TO BADGE OR NOT TO BADGE
In the past, we have always made it a part of our contracts that we can have a link out to our own personal site on the web platforms that we design/develop. Depending on the number of views, this can actually bring a fair amount of traffic over to us. But do those visits actually turn into business? We've yet to be able to make a case for this, because the answer is no.
Recently, we've be removing them from our designs because in reality it sticks out like a sore thumb. We are more interested in keeping the integrity and the design aesthetic, and a line at the bottom of the site that says "Made in Collaboration with OperationCMYK" doesn't always fit. If someone really wants to know who designed one of our client's projects, they can ask.
While for some the thought of attending networking events and Meetups, with dozens of people and open bars sounds like a perfect night out, for me it's just the opposite. Those situations can be awkward, where I swoop around the room, trying to master my 2-minute pitch that sales pitch on what it is I do and how great it is. Those spaces can also be highly saturated with people who do what I do, and I'm not interested in a pissing contest. Instead I've found other ways to get myself and the company out there.
For example, I joined a Shuffle Board League!
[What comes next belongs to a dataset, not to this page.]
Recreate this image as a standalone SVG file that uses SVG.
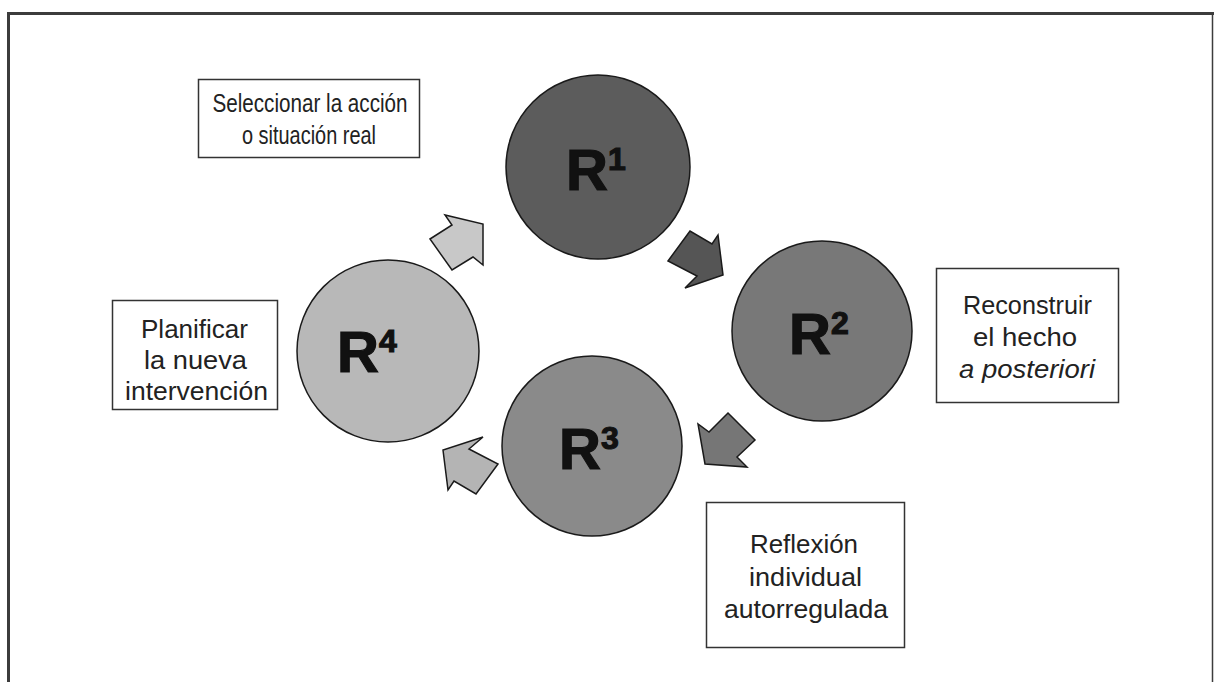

This might not be the most obvious of places to look for new business, but it gets me out and into networks that I'm not usually a part of. A the focus of these gatherings is not on "networking" per se, but in having fun and socializing. Meeting people and talking to them about what I do is more organic and feels less like a "sale".
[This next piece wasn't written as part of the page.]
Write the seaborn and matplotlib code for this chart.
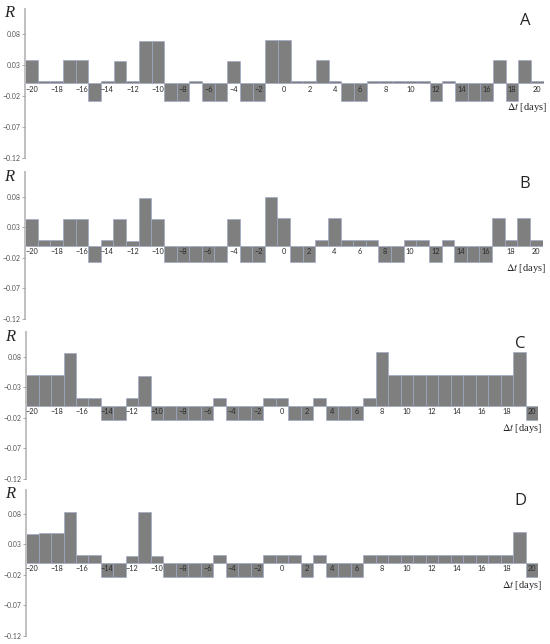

As a company we have also made a strong effort to keep people coming through our doors. We are constantly throwing parties or hosting events. Getting people into our space and talking with them is a fantastic way to meet people. Once they see our studio and get introduced to our work they've formed a connection with us, and us with them.
I would be lying if I said I didn't look for work online. It's still a space where lots of companies and individuals go to when they are looking for designers/developers. I found some online resources like Craigslist.com to be an absolute flop. In the hundreds of ads that I've responded to, not one has lead to an actual project. However, the alumni resources at both NYU and The New School have been an extremely successful way to start conversations. Many of our projects over the past few years have come from these institutions; each has a dedicated jobs listing website, mailing list and Facebook page.
AT THE END OF THE DAY
I spend about 1/3 of my time looking for and trying to secure work. It's a job all in itself. The looking, the talking, the meetings, the writing of proposals...all in the name of possibility. But it's something I have to do. I've realized that for every ten proposals I write, maybe I'll get one or two. But that's just what it takes, it's the name of the game. There is a certain amount of cost that I have to put into my company in order to see a return. And if I just settled for any type of odd job, I wouldn't be able to build a successful portfolio that really represents what CMYK is all about.